Oh wait, you're using the low-fragmentation heap! This is a decidedly non-classical heap implementation: Instead of coalescing free blocks, it keeps the free blocks distinct. The idea of the low-fragmentation heap is to reduce the likelihood of various classes of heap fragmentation problems:

  • You want to make a large allocation, and you almost found it, except that there's a small allocation in the middle of your large block that is in your way.
  • You have a lot of free memory, but it's all in the form of teeny tiny useless blocks.

That first case is similar to what I had been considering: where you allocated a lot of memory, free most of it, but leave little islands behind.

The second case occurs when you have a free block of size N, and somebody allocates a block of size M < N. The heap manager breaks the large block into two smaller blocks: a busy block of size M and a free block of size (N − M). These "leftover" free blocks aren't a problem if your program later requests a block of size N − M: The leftover block can be used to satisfy the allocation, and no memory goes wasted. But if your program never asks for a block of size N − M, then the block just hangs around as one of those useless blocks.

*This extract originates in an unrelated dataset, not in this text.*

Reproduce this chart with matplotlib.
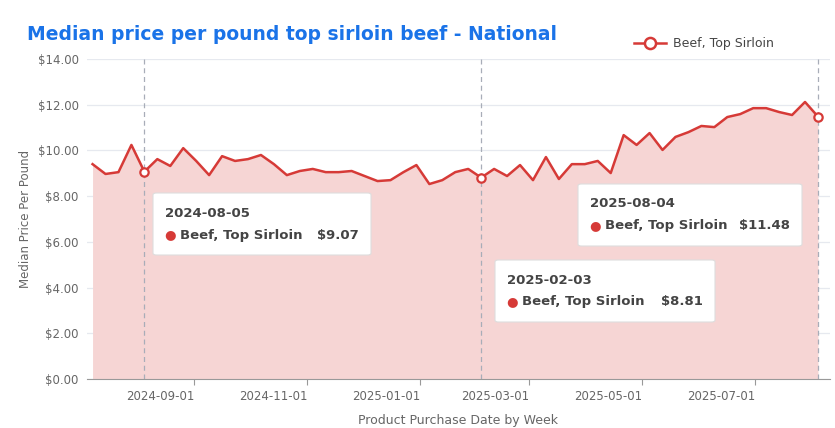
import matplotlib
matplotlib.use("Agg")
import matplotlib.pyplot as plt
import matplotlib.dates as mdates
import numpy as np
import pandas as pd

start = "2024-07-08"
n_weeks = 57
prices = [9.40, 8.97, 9.05, 10.24, 9.07, 9.62, 9.32, 10.10, 9.54, 8.92,
          9.75, 9.54, 9.62, 9.80, 9.40, 8.92, 9.10, 9.19, 9.05, 9.05,
          9.10, 8.88, 8.66, 8.70, 9.05, 9.36, 8.53, 8.70, 9.05, 9.19,
          8.81, 9.19, 8.88, 9.36, 8.70, 9.71, 8.75, 9.40, 9.40, 9.54,
          9.01, 10.67, 10.24, 10.76, 10.02, 10.59, 10.80, 11.07, 11.02, 11.46,
          11.59, 11.85, 11.85, 11.68, 11.55, 12.12, 11.48]
series_name = "Beef, Top Sirloin"
highlight_dates = ["2024-08-05", "2025-02-03", "2025-08-04"]
tick_dates = ["2024-09-01", "2024-11-01", "2025-01-01", "2025-03-01", "2025-05-01", "2025-07-01"]
y_ticks = [0, 2, 4, 6, 8, 10, 12, 14]

dates = pd.date_range(start, periods=n_weeks, freq="7D")
s = pd.Series(prices, index=dates)

W, H = 835, 428
fig = plt.figure(figsize=(W/100, H/100), dpi=100)
ax = fig.add_axes([87/W, 1-379/H, (830-87)/W, (379-59)/H])
red = "#d63a37"
ax.fill_between(dates, prices, 0, color="#f6d5d4", lw=0, zorder=1)
ax.plot(dates, prices, color=red, lw=1.8, zorder=3)
for d in highlight_dates:
    dt = pd.Timestamp(d)
    ax.axvline(dt, color="#a8adb8", lw=0.9, ls=(0, (4, 3)), zorder=2)
    ax.plot(dt, s[dt], "o", ms=6, mfc="white", mec=red, mew=1.6, zorder=4)

ax.set_xlim(pd.Timestamp(start) - pd.Timedelta(days=3), dates[-1] + pd.Timedelta(days=6.5))
ax.set_ylim(0, 14)
ax.set_yticks(y_ticks)
ax.set_yticklabels([f"${v:.2f}" for v in y_ticks], fontsize=8.5, color="#666")
tk = [pd.Timestamp(t) for t in tick_dates]
ax.set_xticks(tk)
ax.set_xticklabels(tick_dates, fontsize=8.5, color="#666", ha="right")
ax.tick_params(axis="y", length=0, pad=6)
ax.tick_params(axis="x", length=4, color="#999", pad=4)
ax.grid(axis="y", color="#e6e9ef", lw=0.9)
for sp in ["top", "right", "left"]:
    ax.spines[sp].set_visible(False)
ax.spines["bottom"].set_color("#999")
ax.set_axisbelow(True)
ax.set_ylabel("Median Price Per Pound", fontsize=8.5, color="#666")
ax.set_xlabel("Product Purchase Date by Week", fontsize=9, color="#666", labelpad=8)

fig.text(27/W, 1-35/H, "Median price per pound top sirloin beef - National", fontsize=13.5,
         fontweight="bold", color="#1a73e8", va="center", family="DejaVu Sans")
# legend
fig.lines.append(plt.Line2D([634/W, 666/W], [1-43/H]*2, color=red, lw=1.8, transform=fig.transFigure))
fig.lines.append(plt.Line2D([650/W], [1-43/H], marker="o", ms=8, mfc="white", mec=red, mew=1.8, transform=fig.transFigure))
fig.text(673/W, 1-43/H, series_name, fontsize=9, color="#444", va="center")

# tooltips
boxes = [("2024-08-05", 153, 193, 371, 255), ("2025-02-03", 495, 260, 715, 322), ("2025-08-04", 578, 184, 802, 246)]
for d, x0, y0, x1, y1 in boxes:
    dt = pd.Timestamp(d)
    rect = matplotlib.patches.FancyBboxPatch((x0/W, 1-y1/H), (x1-x0)/W, (y1-y0)/H,
        boxstyle="round,pad=0,rounding_size=0.004", transform=fig.transFigure,
        fc="white", ec="#dddddd", lw=0.8, zorder=10)
    fig.patches.append(rect)
    fig.text((x0+12)/W, 1-(y0+20)/H, d, fontsize=9.5, fontweight="bold", color="#444", va="center", zorder=11)
    fig.text((x0+11)/W, 1-(y0+42)/H, "●", fontsize=9.5, color=red, va="center", zorder=11)
    fig.text((x0+27)/W, 1-(y0+42)/H, series_name, fontsize=9.5, fontweight="bold", color="#444", va="center", zorder=11)
    fig.text((x1-12)/W, 1-(y0+42)/H, f"${s[dt]:.2f}", fontsize=9.5, fontweight="bold", color="#444", va="center", ha="right", zorder=11)

fig.savefig("out.png", dpi=100)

Imagine, for concreteness, a program that allocates memory in a loop like this:

  • p1 = alloc(128)
  • p2 = alloc(128)
  • free(p1)
  • p3 = alloc(96)
  • (Keep p2 and p3 allocated.)
  • Repeat

Under the classical model, when the request for 96 bytes comes in, the memory manager sees that 128-byte block (formerly known as p1) and splits it into two parts, a 96-byte block and a 32-byte block. The 96-byte block becomes block p3, and the 32-byte block sits around waiting for somebody to ask for 32 bytes (which never happens).

Each time through this loop, the heap grows by 256 bytes. Of those 256 bytes, 224 are performing useful work in the application, and 32 bytes are sitting around being one of those useless tiny memory allocations which contributes to fragmentation.

The low-fragmentation heap tries to avoid this problem by keeping similar-sized allocations together. A heap block only gets re-used for the same size allocation it was originally created for. (This description is simplified for the purpose of the discussion.) (I can't believe I had to write that.)

In the above scenario, the low-fragmentation heap would respond to the request to allocate 96 bytes not by taking the recently-freed 128-byte block and splitting it up, but rather by making a brand new 96-byte allocation. This seems wasteful. After all, you now allocated 128 + 128 + 96 = 352 bytes even though the application requested only 128 + 96 = 224 bytes. (The classical heap would have re-used the first 96 bytes of the second 128-byte block, for a total allocation of 128 + 128 = 256 bytes.)

This seemingly wasteful use of memory is really an investment in the future. (I need to remember to use that excuse more. "No, I'm not being wasteful. I'm just investing in the future.")

The investment pays off at the next loop iteration: When the request for 128 bytes comes in, the heap manager can return the 128-byte block that was freed by the previous iteration. Now there is no waste in the heap at all!

Suppose the above loop runs 1000 times. A classical heap would end up with a thousand 128-byte allocations, a thousand 96-byte allocations, and a thousand 32-byte free blocks on the heap. That's 31KB of memory in the heap lost to fragmentation, or about 12%. On the other hand, the low-fragmentation heap would end up with a thousand 128-byte allocations, a thousand 96-byte allocations, and one 128-byte free block. Only 128 bytes has been lost to fragmentation, or just 0.06%.

Of course, I exaggerated this scenario in order to make the low-fragmentation heap look particularly good. The low-fragmentation heap operates well when heap allocation sizes tend to repeat, because the repeated-size allocation will re-use a freed allocation of the same size. It operates poorly when you allocate blocks of a certain size, free them, then never ask for blocks of that size again (since those blocks just sit around waiting for their chance to shine, which never comes). Fortunately, most applications don't fall into this latter category: Allocations tend to be for a set of fixed sizes (fixed-size objects), and even allocations for variable-sized objects tend to cluster around a few popular sizes.

Generally speaking, the low-fragmentation heap works pretty well for most classes of applications, and you should consider using it. (In fact, I'm told that the C runtime libraries have converted the default C runtime heap to be a low-fragmentation heap starting in Visual Studio 2010.)

On the other hand, it's also good to know a little of how the low-fragmentation heap operates, so that you won't be caught out by its non-classical behavior. For example, you should now be able to answer the question which was posed at Ask the Experts. As you can see, it often doesn't take much to be an expert. You can do it, too.

Sidebar: Actually, I was able to answer the customer's question even without knowing anything about the low-fragmentation heap prior to the customer mentioning it. (Indeed, I had barely even heard of it until that point.) Just given the name low-fragmentation heap, I was able to figure out roughly how such a beast would have operated. I wasn't correct on the details, but the underlying principles were good. So you see, you don't even have to know what you're talking about to be an expert. You just have to be able to take a scenario and think, "How would somebody have designed a system to solve this problem?"